▶ **Stored dataset items**

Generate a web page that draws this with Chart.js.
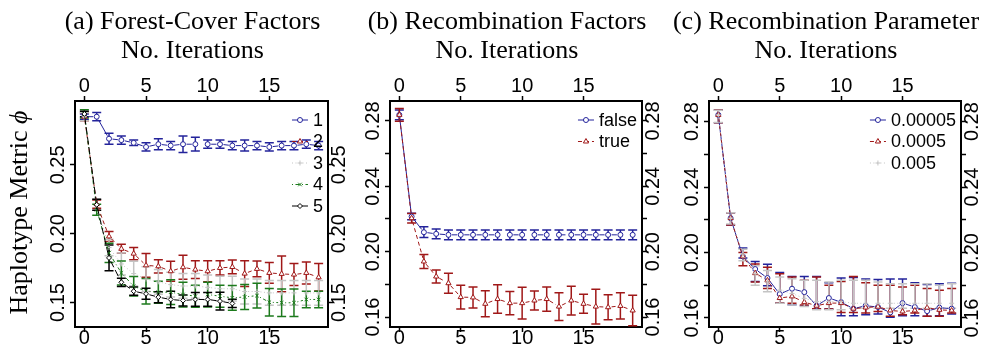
<!DOCTYPE html>
<html>
<head>
<meta charset="utf-8">
<script src="https://cdn.jsdelivr.net/npm/chart.js@4"></script>
<style>
  body { margin: 0; background: #fff; }
  #wrap { position: relative; width: 985px; height: 347px; }
  canvas { position: absolute; top: 0; }
</style>
</head>
<body>
<div id="wrap">
  <canvas id="chartA" width="350" height="347" style="left:0px"></canvas>
  <canvas id="chartB" width="320" height="347" style="left:350px"></canvas>
  <canvas id="chartC" width="315" height="347" style="left:670px"></canvas>
</div>
<script>
// --- data -------------------------------------------------------------
const iterations = [0, 1, 2, 3, 4, 5, 6, 7, 8, 9, 10, 11, 12, 13, 14, 15, 16, 17, 18, 19];
const xTicks = [0, 5, 10, 15];
const xTitle = 'No. Iterations';
const yTitle = 'Haplotype Metric ';

// (a) forest-cover factors, mean and half-width of the bar
const titleA = '(a) Forest-Cover Factors';
const labelsA = ['1', '2', '3', '4', '5'];
const forest1 = [0.285, 0.285, 0.269, 0.268, 0.266, 0.263, 0.265, 0.264, 0.265, 0.265, 0.265, 0.265, 0.264, 0.264, 0.264, 0.263, 0.264, 0.264, 0.265, 0.264];
const forest1Err = [0.002, 0.003, 0.004, 0.003, 0.002, 0.003, 0.004, 0.003, 0.006, 0.005, 0.003, 0.003, 0.003, 0.004, 0.003, 0.003, 0.003, 0.003, 0.003, 0.003];
const forest2 = [0.285, 0.2215, 0.198, 0.189, 0.1855, 0.177, 0.1763, 0.1727, 0.1756, 0.1739, 0.1727, 0.1751, 0.1758, 0.171, 0.1744, 0.1715, 0.1708, 0.1703, 0.1715, 0.1683];
const forest2Err = [0.003, 0.003, 0.0036, 0.0033, 0.0045, 0.0086, 0.0048, 0.0072, 0.0087, 0.0064, 0.0076, 0.0052, 0.005, 0.0093, 0.0057, 0.0076, 0.013, 0.008, 0.008, 0.01];
const forest3 = [0.285, 0.221, 0.19, 0.178, 0.171, 0.167, 0.165, 0.163, 0.162, 0.162, 0.161, 0.16, 0.16, 0.158, 0.158, 0.157, 0.157, 0.157, 0.157, 0.157];
const forest3Err = [0.003, 0.004, 0.006, 0.008, 0.009, 0.009, 0.009, 0.009, 0.009, 0.009, 0.009, 0.009, 0.009, 0.009, 0.009, 0.009, 0.009, 0.009, 0.009, 0.009];
const forest4 = [0.287, 0.2174, 0.186, 0.1715, 0.1618, 0.1582, 0.1575, 0.1575, 0.1558, 0.1546, 0.1558, 0.1546, 0.1534, 0.154, 0.155, 0.1502, 0.1498, 0.1498, 0.1522, 0.1522];
const forest4Err = [0.003, 0.004, 0.007, 0.0087, 0.007, 0.0093, 0.008, 0.009, 0.009, 0.008, 0.009, 0.008, 0.009, 0.009, 0.009, 0.01, 0.01, 0.01, 0.006, 0.006];
const forest5 = [0.287, 0.221, 0.1824, 0.1647, 0.1582, 0.1563, 0.1539, 0.1522, 0.1514, 0.1522, 0.1522, 0.151, 0.1493];
const forest5Err = [0.002, 0.004, 0.0094, 0.003, 0.003, 0.004, 0.004, 0.006, 0.004, 0.005, 0.005, 0.0064, 0.003];
const yTicksA = [0.15, 0.20, 0.25];
const yLabelsA = ['0.15', '0.20', '0.25'];

// (b) recombination factors
const titleB = '(b) Recombination Factors';
const labelsB = ['false', 'true'];
const recombFalse = [0.2837, 0.2215, 0.2119, 0.2109, 0.2103, 0.2103, 0.2103, 0.2103, 0.2103, 0.2103, 0.2103, 0.2103, 0.2103, 0.2103, 0.2103, 0.2103, 0.2103, 0.2103, 0.2103, 0.2103];
const recombFalseErr = [0.003, 0.002, 0.0033, 0.003, 0.003, 0.003, 0.003, 0.003, 0.003, 0.003, 0.003, 0.003, 0.003, 0.003, 0.003, 0.003, 0.003, 0.003, 0.003, 0.003];
const recombTrue = [0.2837, 0.2205, 0.194, 0.1848, 0.1807, 0.1722, 0.172, 0.1681, 0.171, 0.1685, 0.1685, 0.1701, 0.171, 0.1664, 0.1701, 0.1681, 0.1664, 0.166, 0.1668, 0.164];
const recombTrueErr = [0.0039, 0.0029, 0.0043, 0.004, 0.0061, 0.0073, 0.0064, 0.008, 0.0087, 0.0071, 0.0097, 0.0058, 0.0074, 0.0085, 0.0088, 0.0058, 0.0106, 0.0076, 0.008, 0.0094];
const yTicksBC = [0.16, 0.18, 0.20, 0.22, 0.24, 0.26, 0.28];
const yLabelsBC = ['0.16', '0.20', '0.24', '0.28'];

// (c) recombination parameter, bars read as lower / upper ends
const titleC = '(c) Recombination Parameter';
const labelsC = ['0.00005', '0.0005', '0.005'];
const param1 = [0.2841, 0.221, 0.1976, 0.1899, 0.1844, 0.1746, 0.1779, 0.1758, 0.1675, 0.1722, 0.1697, 0.1657, 0.1675, 0.1667, 0.1634, 0.1691, 0.1667, 0.1642, 0.1663, 0.1657];
const param1Hi = [0.2871, 0.2243, 0.2027, 0.1945, 0.1929, 0.1878, 0.1853, 0.1853, 0.1853, 0.1815, 0.1844, 0.1848, 0.1838, 0.1835, 0.1838, 0.1838, 0.1815, 0.1805, 0.181, 0.1812];
const param1Lo = [0.2793, 0.2169, 0.1966, 0.1823, 0.1797, 0.1691, 0.1681, 0.1675, 0.1657, 0.1655, 0.1614, 0.1614, 0.162, 0.1625, 0.1605, 0.1614, 0.1614, 0.161, 0.1614, 0.1625];
const param2 = [0.2841, 0.221, 0.1976, 0.1874, 0.183, 0.1722, 0.1732, 0.1697, 0.1675, 0.1691, 0.1691, 0.1657, 0.1664, 0.1669, 0.1646, 0.164, 0.1646, 0.1663, 0.165, 0.1646];
const param2Hi = [0.2871, 0.2243, 0.2, 0.193, 0.191, 0.187, 0.185, 0.183, 0.185, 0.18, 0.1823, 0.1853, 0.1815, 0.18, 0.18, 0.179, 0.18, 0.178, 0.177, 0.178];
const param2Lo = [0.2793, 0.2169, 0.192, 0.182, 0.178, 0.1691, 0.169, 0.168, 0.1657, 0.1655, 0.1633, 0.1633, 0.163, 0.164, 0.161, 0.162, 0.163, 0.161, 0.161, 0.163];
const param3 = [0.2841, 0.221, 0.199, 0.187, 0.182, 0.177, 0.175, 0.172, 0.17, 0.17, 0.17, 0.169, 0.169, 0.169, 0.169, 0.169, 0.169, 0.169, 0.169, 0.169];
const param3Hi = [0.287, 0.2243, 0.202, 0.192, 0.189, 0.185, 0.184, 0.183, 0.183, 0.182, 0.183, 0.183, 0.183, 0.182, 0.181, 0.181, 0.181, 0.181, 0.18, 0.181];
const param3Lo = [0.2795, 0.2175, 0.195, 0.18, 0.176, 0.169, 0.168, 0.167, 0.165, 0.165, 0.165, 0.166, 0.166, 0.166, 0.166, 0.166, 0.166, 0.166, 0.166, 0.166];

// --- styles -----------------------------------------------------------
const BLUE = '#23239b', RED = '#a01818', GRAY = '#c4c4c4', GREEN = '#1c7a1c', BLACK = '#000000';
const lty = { solid: null, dashed: [4, 3], dotted: [1, 2.5], dotdash: [1, 2.5, 4, 2.5], longdash: [7, 3] };
const SERIF = '26px "Liberation Serif"';
const SANS = '20px "Liberation Sans"';

// R type="b" leaves a gap round each point: one dash array per segment
function gapDash(p0, p1, pat) {
    const L = Math.hypot(p1.x - p0.x, p1.y - p0.y);
    const g = 3.5, inner = L - 2 * g;
    if (inner <= 0.5) return [0, L + 10];
    const out = [0, g];
    if (!pat) { out.push(inner, g + 10); return out; }
    let used = 0, k = 0;
    while (true) {
        const on = Math.min(pat[k % pat.length], inner - used);
        out.push(on); used += on; k++;
        if (used >= inner - 0.01) { out.push(g + 10); break; }
        const off = Math.min(pat[k % pat.length], inner - used);
        out.push(off); used += off; k++;
        if (used >= inner - 0.01) { out[out.length - 1] += g + 10; break; }
    }
    return out;
}

function series(label, values, lo, hi, color, pointStyle, dash, n) {
    return {
        label: label,
        data: values.map((v, i) => ({ x: iterations[i], y: v })),
        lo: lo,
        hi: hi,
        borderColor: color,
        borderWidth: 1,
        pointStyle: pointStyle,
        pointRadius: pointStyle === 'triangle' ? 3 : 2.5,
        pointBorderWidth: 1,
        pointBorderColor: color,
        pointBackgroundColor: '#ffffff',
        lty: dash,
        order: n,
        segment: { borderDash: ctx => gapDash(ctx.p0, ctx.p1, lty[dash]) }
    };
}

// symmetric bars: mean +/- half-width
function withErr(label, values, err, color, pointStyle, dash, n) {
    return series(label, values, values.map((v, i) => v - err[i]), values.map((v, i) => v + err[i]), color, pointStyle, dash, n);
}

// error bars under the markers
const errorBars = {
    id: 'errorBars',
    beforeDatasetsDraw(chart) {
        const { ctx } = chart;
        const y = chart.scales.y;
        chart.data.datasets.forEach((ds, i) => {
            const meta = chart.getDatasetMeta(i);
            ctx.save();
            ctx.strokeStyle = ds.borderColor;
            ctx.lineWidth = 1.5;
            meta.data.forEach((pt, j) => {
                const top = y.getPixelForValue(ds.hi[j]), bot = y.getPixelForValue(ds.lo[j]);
                ctx.beginPath();
                ctx.moveTo(pt.x, top); ctx.lineTo(pt.x, bot);
                ctx.moveTo(pt.x - 4.5, top); ctx.lineTo(pt.x + 4.5, top);
                ctx.moveTo(pt.x - 4.5, bot); ctx.lineTo(pt.x + 4.5, bot);
                ctx.stroke();
            });
            ctx.restore();
        });
    }
};

// titles, rotated tick labels, y title, legend
const decor = {
    id: 'decor',
    afterDraw(chart, args, o) {
        const { ctx, chartArea: ca, scales } = chart;
        ctx.save();
        ctx.fillStyle = '#000';
        const cx = (ca.left + ca.right) / 2 - 9;
        ctx.font = SERIF;
        ctx.textAlign = 'center';
        ctx.textBaseline = 'alphabetic';
        ctx.fillText(o.title, cx, 28.5);
        ctx.fillText(xTitle, cx, 57.5);

        ctx.font = SANS;
        ctx.textBaseline = 'middle';
        xTicks.forEach(v => {
            const x = scales.x.getPixelForValue(v);
            ctx.fillText(String(v), x, ca.top - 14.5);
            ctx.fillText(String(v), x, ca.bottom + 11.5);
        });
        o.yLabels.forEach(s => {
            const y = scales.y.getPixelForValue(parseFloat(s));
            [ca.left - 17, ca.right + 11].forEach(x => {
                ctx.save();
                ctx.translate(x, y);
                ctx.rotate(-Math.PI / 2);
                ctx.fillText(s, 0, 0);
                ctx.restore();
            });
        });

        if (o.yTitle) {
            ctx.save();
            ctx.translate(26.5, 212.5);
            ctx.rotate(-Math.PI / 2);
            ctx.textBaseline = 'alphabetic';
            ctx.textAlign = 'left';
            ctx.font = SERIF;
            const w1 = ctx.measureText(yTitle).width;
            ctx.font = 'italic ' + SERIF;
            const w2 = ctx.measureText('ϕ').width;
            ctx.font = SERIF;
            ctx.fillText(yTitle, -(w1 + w2) / 2, 0);
            ctx.font = 'italic ' + SERIF;
            ctx.fillText('ϕ', -(w1 + w2) / 2 + w1, 0);
            ctx.restore();
        }

        // legend, top right inside the box
        ctx.font = '18px "Liberation Sans"';
        ctx.textAlign = 'left';
        const dss = chart.data.datasets;
        const maxW = Math.max(...dss.map(d => ctx.measureText(d.label).width));
        const tx = ca.right - 5 - maxW;
        dss.forEach((d, k) => {
            const y = ca.top + 19 + k * 21.5;
            ctx.strokeStyle = d.borderColor;
            ctx.lineWidth = 1;
            ctx.setLineDash(lty[d.lty] || []);
            ctx.beginPath();
            ctx.moveTo(tx - 21, y); ctx.lineTo(tx - 5, y);
            ctx.stroke();
            ctx.setLineDash([]);
            ctx.fillStyle = '#fff';
            Chart.helpers.drawPoint(ctx, { pointStyle: d.pointStyle, radius: d.pointRadius, borderWidth: 1, rotation: 0 }, tx - 13, y);
            ctx.fillStyle = '#000';
            ctx.fillText(d.label, tx, y + 1);
        });
        ctx.restore();
    }
};

function axis(position, min, max, ticks, tickLength) {
    return {
        type: 'linear',
        position: position,
        min: min,
        max: max,
        afterBuildTicks: a => { a.ticks = ticks.map(v => ({ value: v })); },
        ticks: { display: false },
        grid: { display: true, drawOnChartArea: false, drawTicks: true, tickLength: tickLength, tickWidth: 1.5, tickColor: '#000' },
        border: { display: true, color: '#000', width: 2 }
    };
}

function makePanel(id, datasets, yMin, yMax, yTicks, opts, padding) {
    new Chart(document.getElementById(id), {
        type: 'line',
        data: { datasets: datasets },
        options: {
            responsive: false,
            animation: false,
            devicePixelRatio: 1,
            layout: { padding: padding },
            scales: {
                x: axis('bottom', -0.76, 19.76, xTicks, 5),
                x2: axis('top', -0.76, 19.76, xTicks, 5),
                y: axis('left', yMin, yMax, yTicks, 5),
                y2: axis('right', yMin, yMax, yTicks, 5)
            },
            plugins: {
                legend: { display: false },
                tooltip: { enabled: false },
                decor: opts
            }
        },
        plugins: [errorBars, decor]
    });
}

makePanel('chartA', [
    withErr(labelsA[0], forest1, forest1Err, BLUE, 'circle', 'solid', 5),
    withErr(labelsA[1], forest2, forest2Err, RED, 'triangle', 'dashed', 4),
    withErr(labelsA[2], forest3, forest3Err, GRAY, 'cross', 'dotted', 3),
    withErr(labelsA[3], forest4, forest4Err, GREEN, 'crossRot', 'dotdash', 2),
    withErr(labelsA[4], forest5, forest5Err, BLACK, 'rectRot', 'longdash', 1)
], 0.1322, 0.2964, yTicksA, { title: titleA, yLabels: yLabelsA, yTitle: true },
    { left: 70, right: 17, top: 96, bottom: 15 });

makePanel('chartB', [
    withErr(labelsB[0], recombFalse, recombFalseErr, BLUE, 'circle', 'solid', 2),
    withErr(labelsB[1], recombTrue, recombTrueErr, RED, 'triangle', 'dashed', 1)
], 0.1539, 0.2922, yTicksBC, { title: titleB, yLabels: yLabelsBC },
    { left: 35, right: 23, top: 96, bottom: 15 });

makePanel('chartC', [
    series(labelsC[0], param1, param1Lo, param1Hi, BLUE, 'circle', 'solid', 3),
    series(labelsC[1], param2, param2Lo, param2Hi, RED, 'triangle', 'dashed', 2),
    series(labelsC[2], param3, param3Lo, param3Hi, GRAY, 'cross', 'dotted', 1)
], 0.1545, 0.2926, yTicksBC, { title: titleC, yLabels: yLabelsBC },
    { left: 34, right: 19, top: 96, bottom: 15 });
</script>
</body>
</html>
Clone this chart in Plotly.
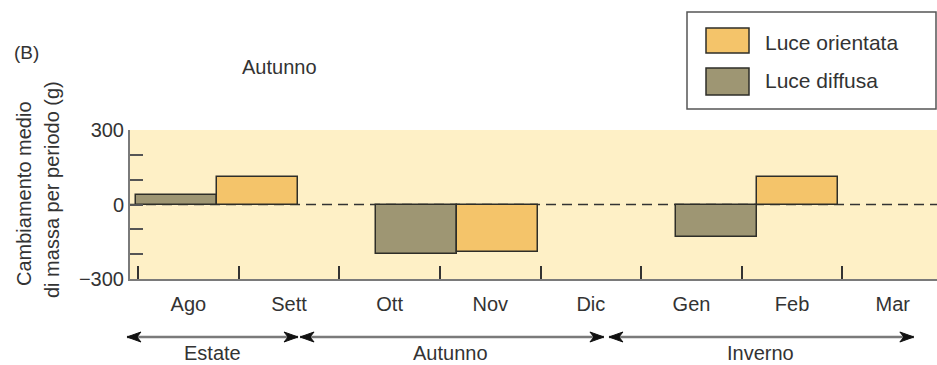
import plotly.graph_objects as go

# ---------------- data ----------------
months = ["Ago", "Sett", "Ott", "Nov", "Dic", "Gen", "Feb", "Mar"]
# bar centres expressed in month units (0 = start of Agosto)
diffusa_x = [0.38, 2.77, 5.75]
diffusa_y = [40, -200, -130]
orientata_x = [1.19, 3.57, 6.555]
orientata_y = [110, -190, 110]
seasons = ["Estate", "Autunno", "Inverno"]
season_bounds = [-0.11, 1.59, 1.61, 4.63, 4.68, 7.71]  # start/end pairs (month units)
y_ticks = [-300, -200, -100, 0, 100, 200, 300]
y_ticktext = ["\u2212300", "", "", "0", "", "", "300"]

# ---------------- style ----------------
W, H = 937, 365
L, R, T, B = 130, 0, 130, 86
XR = [-0.08, 7.94]
FONT = "Liberation Sans, Arial, sans-serif"
TXT = "#333333"
C_DIFF = "#9e9673"
C_ORI = "#f4c46a"
EDGE = "#2e2e28"
BG = "#fef0c6"
BAR_W = 0.805

pw, ph = W - L - R, H - T - B


def px2paper_x(px):
    return (px - L) / pw


def px2paper_y(py):
    return (H - B - py) / ph


def data2paper_x(u):
    return (u - XR[0]) / (XR[1] - XR[0])


fig = go.Figure()
fig.add_trace(go.Bar(x=diffusa_x, y=diffusa_y, width=BAR_W, name="Luce diffusa",
                     marker=dict(color=C_DIFF, line=dict(color=EDGE, width=1.5))))
fig.add_trace(go.Bar(x=orientata_x, y=orientata_y, width=BAR_W, name="Luce orientata",
                     marker=dict(color=C_ORI, line=dict(color=EDGE, width=1.5))))

shapes = []
# dashed zero line
shapes.append(dict(type="line", xref="paper", yref="y", x0=0, x1=1, y0=0, y1=0,
                   line=dict(color="#333333", width=1.5, dash="10px,6px"), layer="below"))

# season arrows
ay = px2paper_y(337)
for i, s in enumerate(seasons):
    u0, u1 = season_bounds[2 * i], season_bounds[2 * i + 1]
    x0, x1 = data2paper_x(u0), data2paper_x(u1)
    shapes.append(dict(type="line", xref="paper", yref="paper", x0=x0, x1=x1, y0=ay, y1=ay,
                       line=dict(color="#7a7a7a", width=2.5)))
    for xe, d in ((x0, 1), (x1, -1)):
        tip = L + xe * pw
        py = 337
        pts = [(tip, py), (tip + d * 14, py - 5), (tip + d * 10, py), (tip + d * 14, py + 5)]
        path = "M " + " L ".join(f"{px2paper_x(a):.5f},{px2paper_y(b):.5f}" for a, b in pts) + " Z"
        shapes.append(dict(type="path", xref="paper", yref="paper", path=path,
                           fillcolor="#111111", line=dict(color="#111111", width=1)))


def rect_px(x0, y0, x1, y1, **kw):
    return dict(type="rect", xref="paper", yref="paper",
                x0=px2paper_x(x0), x1=px2paper_x(x1), y0=px2paper_y(y1), y1=px2paper_y(y0), **kw)


shapes.append(rect_px(687, 12, 936, 109, line=dict(color="#555555", width=1.5), fillcolor="white"))
shapes.append(rect_px(706, 28, 749, 53, line=dict(color=EDGE, width=1.5), fillcolor=C_ORI))
shapes.append(rect_px(706, 68, 749, 95, line=dict(color=EDGE, width=1.5), fillcolor=C_DIFF))

annotations = []


def ann_px(text, x, y, size=20, xanchor="center", angle=0):
    annotations.append(dict(text=text, xref="paper", yref="paper", x=px2paper_x(x), y=px2paper_y(y),
                            xanchor=xanchor, yanchor="middle", showarrow=False, textangle=angle,
                            font=dict(family=FONT, size=size, color=TXT)))


ann_px(fig.data[1].name, 763, 42, size=21, xanchor="left")
ann_px(fig.data[0].name, 763, 80, size=21, xanchor="left")
ann_px("(B)", 12, 52, size=19, xanchor="left")
ann_px("Autunno", 279, 67, size=20)
ann_px("Cambiamento medio", 24, 194, size=20, angle=-90)
ann_px("di massa per periodo (g)", 52, 190, size=20, angle=-90)

season_centres = [212, 450, 760]
for s, cx in zip(seasons, season_centres):
    ann_px(s, cx, 353, size=20)

fig.update_layout(
    width=W, height=H,
    margin=dict(l=L, r=R, t=T, b=B, pad=0),
    paper_bgcolor="white", plot_bgcolor=BG,
    barmode="overlay", showlegend=False, bargap=0,
    font=dict(family=FONT, size=20, color=TXT),
    shapes=shapes, annotations=annotations,
    xaxis=dict(range=XR, tickvals=[i + 0.5 for i in range(len(months))], ticktext=months,
               ticks="", showgrid=False, zeroline=False, showline=True, linecolor="#7a7a7a",
               linewidth=2, tickfont=dict(family=FONT, size=20, color=TXT), ticklabelstandoff=6,
               minor=dict(tickvals=list(range(len(months))), ticks="inside", ticklen=13,
                          tickcolor="#333333", tickwidth=1.5, showgrid=False)),
    yaxis=dict(range=[-300, 300], tickvals=y_ticks, ticktext=y_ticktext, ticks="inside",
               ticklen=13, tickcolor="#555555", tickwidth=1.5, showgrid=False, zeroline=False,
               showline=True, linecolor="#7a7a7a", linewidth=2,
               tickfont=dict(family=FONT, size=20, color=TXT)),
)

fig.write_html("out.html", config={"displayModeBar": False},
               post_script="document.body.style.margin='0';document.body.style.padding='0';")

▶ **EXERCISE**
Leave the pictures out and reproduce exactly the lines from the top of the listing above through the line with "const yTitle = 'Haplotype Metric ';".

▶ **CORRECT RESULT**
Generate a web page that draws this with Chart.js.
<!DOCTYPE html>
<html>
<head>
<meta charset="utf-8">
<script src="https://cdn.jsdelivr.net/npm/chart.js@4"></script>
<style>
  body { margin: 0; background: #fff; }
  #wrap { position: relative; width: 985px; height: 347px; }
  canvas { position: absolute; top: 0; }
</style>
</head>
<body>
<div id="wrap">
  <canvas id="chartA" width="350" height="347" style="left:0px"></canvas>
  <canvas id="chartB" width="320" height="347" style="left:350px"></canvas>
  <canvas id="chartC" width="315" height="347" style="left:670px"></canvas>
</div>
<script>
// --- data -------------------------------------------------------------
const iterations = [0, 1, 2, 3, 4, 5, 6, 7, 8, 9, 10, 11, 12, 13, 14, 15, 16, 17, 18, 19];
const xTicks = [0, 5, 10, 15];
const xTitle = 'No. Iterations';
const yTitle = 'Haplotype Metric ';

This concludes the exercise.